## [Entries supplied]

□ □ □ □

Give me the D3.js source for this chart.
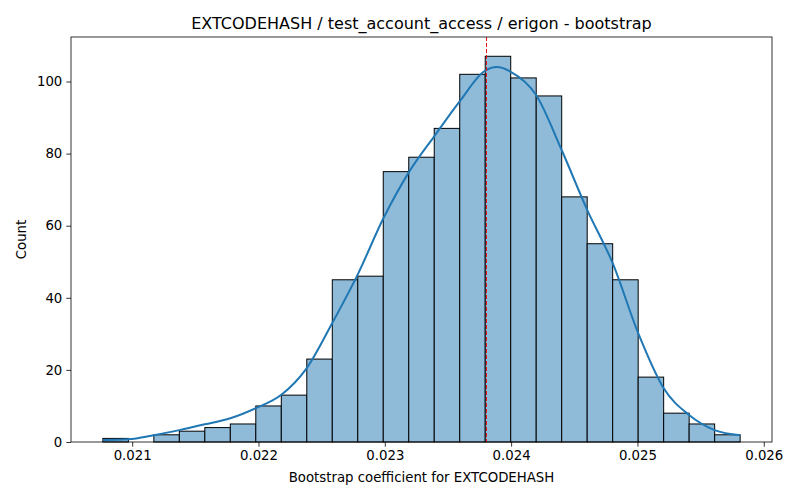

□ □ □ □

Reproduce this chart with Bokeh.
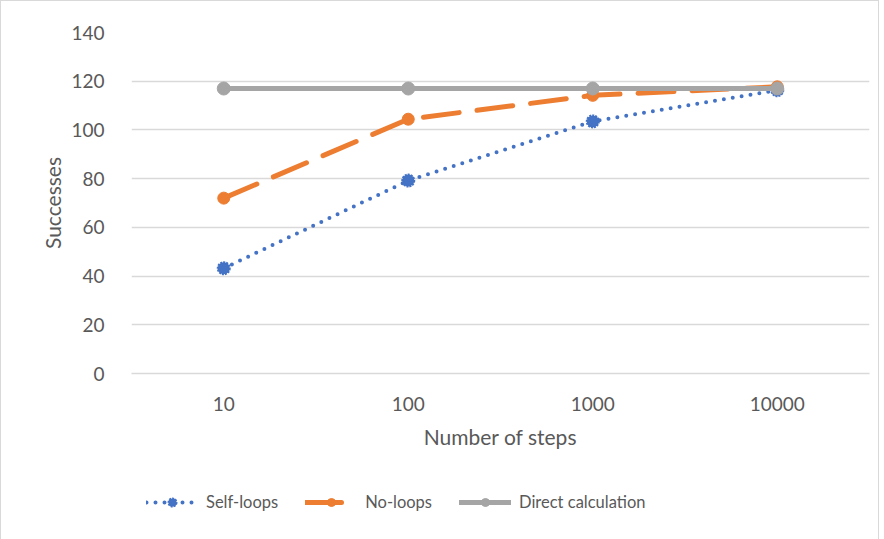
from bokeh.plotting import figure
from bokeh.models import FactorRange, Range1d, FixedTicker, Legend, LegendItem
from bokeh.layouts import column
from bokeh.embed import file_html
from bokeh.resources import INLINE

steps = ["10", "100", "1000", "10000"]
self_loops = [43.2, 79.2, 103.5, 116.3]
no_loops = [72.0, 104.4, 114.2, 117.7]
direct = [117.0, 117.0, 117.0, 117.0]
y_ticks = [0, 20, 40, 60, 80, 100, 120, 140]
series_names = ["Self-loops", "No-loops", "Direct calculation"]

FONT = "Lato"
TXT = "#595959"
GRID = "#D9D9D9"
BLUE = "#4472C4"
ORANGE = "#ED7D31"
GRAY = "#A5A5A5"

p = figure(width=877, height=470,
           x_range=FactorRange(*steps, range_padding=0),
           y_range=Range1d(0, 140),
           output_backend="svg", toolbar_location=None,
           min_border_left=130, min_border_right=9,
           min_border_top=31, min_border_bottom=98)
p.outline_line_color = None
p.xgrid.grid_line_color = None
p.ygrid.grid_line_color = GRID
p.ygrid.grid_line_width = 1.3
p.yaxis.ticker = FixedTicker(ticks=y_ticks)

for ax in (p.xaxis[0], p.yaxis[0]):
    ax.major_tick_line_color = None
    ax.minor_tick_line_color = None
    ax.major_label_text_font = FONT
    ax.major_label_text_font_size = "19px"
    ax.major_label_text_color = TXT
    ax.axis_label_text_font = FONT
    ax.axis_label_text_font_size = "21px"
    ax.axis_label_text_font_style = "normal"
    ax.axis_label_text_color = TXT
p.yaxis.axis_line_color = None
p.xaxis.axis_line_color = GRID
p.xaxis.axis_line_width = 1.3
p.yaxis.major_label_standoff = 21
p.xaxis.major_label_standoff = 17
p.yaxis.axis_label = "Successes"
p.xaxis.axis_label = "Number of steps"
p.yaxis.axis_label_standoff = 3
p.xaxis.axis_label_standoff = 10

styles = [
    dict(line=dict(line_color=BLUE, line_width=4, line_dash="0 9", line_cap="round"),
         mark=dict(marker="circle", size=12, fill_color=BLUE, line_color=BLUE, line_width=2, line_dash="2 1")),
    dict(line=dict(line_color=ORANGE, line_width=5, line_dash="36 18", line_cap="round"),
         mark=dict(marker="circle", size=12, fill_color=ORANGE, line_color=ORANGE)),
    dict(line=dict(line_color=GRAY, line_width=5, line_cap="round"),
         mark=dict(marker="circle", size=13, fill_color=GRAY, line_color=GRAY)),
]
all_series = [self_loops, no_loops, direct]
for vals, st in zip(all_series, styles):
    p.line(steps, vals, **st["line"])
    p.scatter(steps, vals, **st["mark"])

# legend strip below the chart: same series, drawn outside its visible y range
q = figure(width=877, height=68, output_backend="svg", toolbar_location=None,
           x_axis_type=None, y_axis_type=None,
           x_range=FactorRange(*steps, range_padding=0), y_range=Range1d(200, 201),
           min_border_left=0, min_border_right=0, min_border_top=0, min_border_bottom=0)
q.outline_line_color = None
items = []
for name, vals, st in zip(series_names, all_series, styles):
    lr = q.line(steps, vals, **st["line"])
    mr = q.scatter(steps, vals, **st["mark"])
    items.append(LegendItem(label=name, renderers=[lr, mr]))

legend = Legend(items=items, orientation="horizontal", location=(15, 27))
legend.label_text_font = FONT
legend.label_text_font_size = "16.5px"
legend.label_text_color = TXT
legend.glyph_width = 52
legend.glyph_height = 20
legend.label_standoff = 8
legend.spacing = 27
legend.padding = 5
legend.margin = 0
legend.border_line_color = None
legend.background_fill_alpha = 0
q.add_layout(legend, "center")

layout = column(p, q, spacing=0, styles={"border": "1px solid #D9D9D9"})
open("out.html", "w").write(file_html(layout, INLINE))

□ □ □ □

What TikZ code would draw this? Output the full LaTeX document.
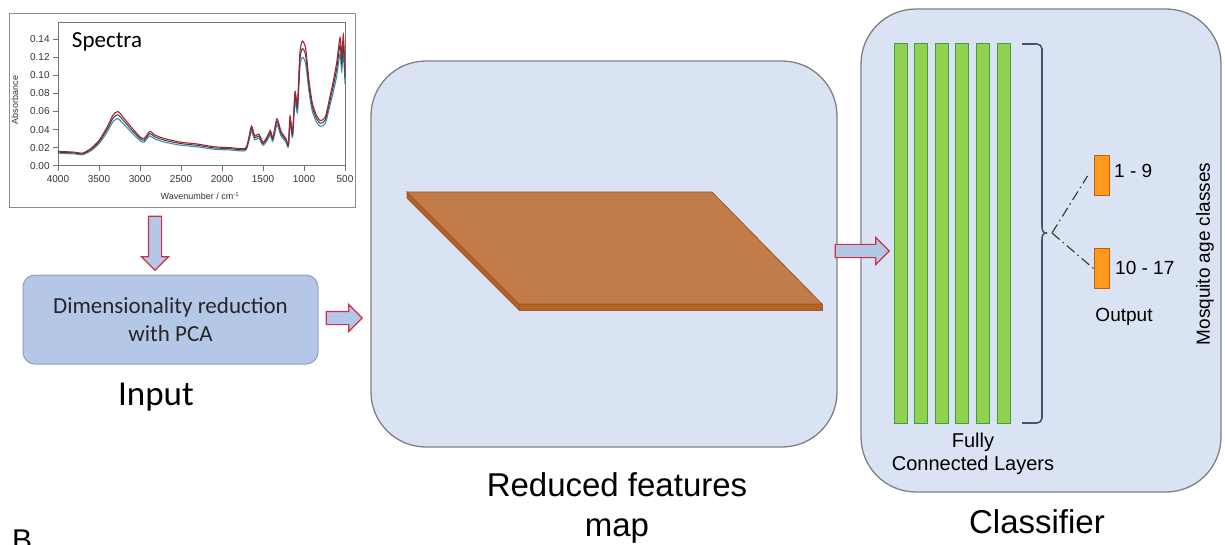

□ □ □ □

## [What you are asked to do]
Only the lines from the one containing "Reproduce this chart with Bokeh." down to the one containing "p.yaxis.ticker = FixedTicker(ticks=y_ticks)" should be copied, exactly and with both ends kept. Drop the pictures.

## [Task answer]
Reproduce this chart with Bokeh.
from bokeh.plotting import figure
from bokeh.models import FactorRange, Range1d, FixedTicker, Legend, LegendItem
from bokeh.layouts import column
from bokeh.embed import file_html
from bokeh.resources import INLINE

steps = ["10", "100", "1000", "10000"]
self_loops = [43.2, 79.2, 103.5, 116.3]
no_loops = [72.0, 104.4, 114.2, 117.7]
direct = [117.0, 117.0, 117.0, 117.0]
y_ticks = [0, 20, 40, 60, 80, 100, 120, 140]
series_names = ["Self-loops", "No-loops", "Direct calculation"]

FONT = "Lato"
TXT = "#595959"
GRID = "#D9D9D9"
BLUE = "#4472C4"
ORANGE = "#ED7D31"
GRAY = "#A5A5A5"

p = figure(width=877, height=470,
           x_range=FactorRange(*steps, range_padding=0),
           y_range=Range1d(0, 140),
           output_backend="svg", toolbar_location=None,
           min_border_left=130, min_border_right=9,
           min_border_top=31, min_border_bottom=98)
p.outline_line_color = None
p.xgrid.grid_line_color = None
p.ygrid.grid_line_color = GRID
p.ygrid.grid_line_width = 1.3
p.yaxis.ticker = FixedTicker(ticks=y_ticks)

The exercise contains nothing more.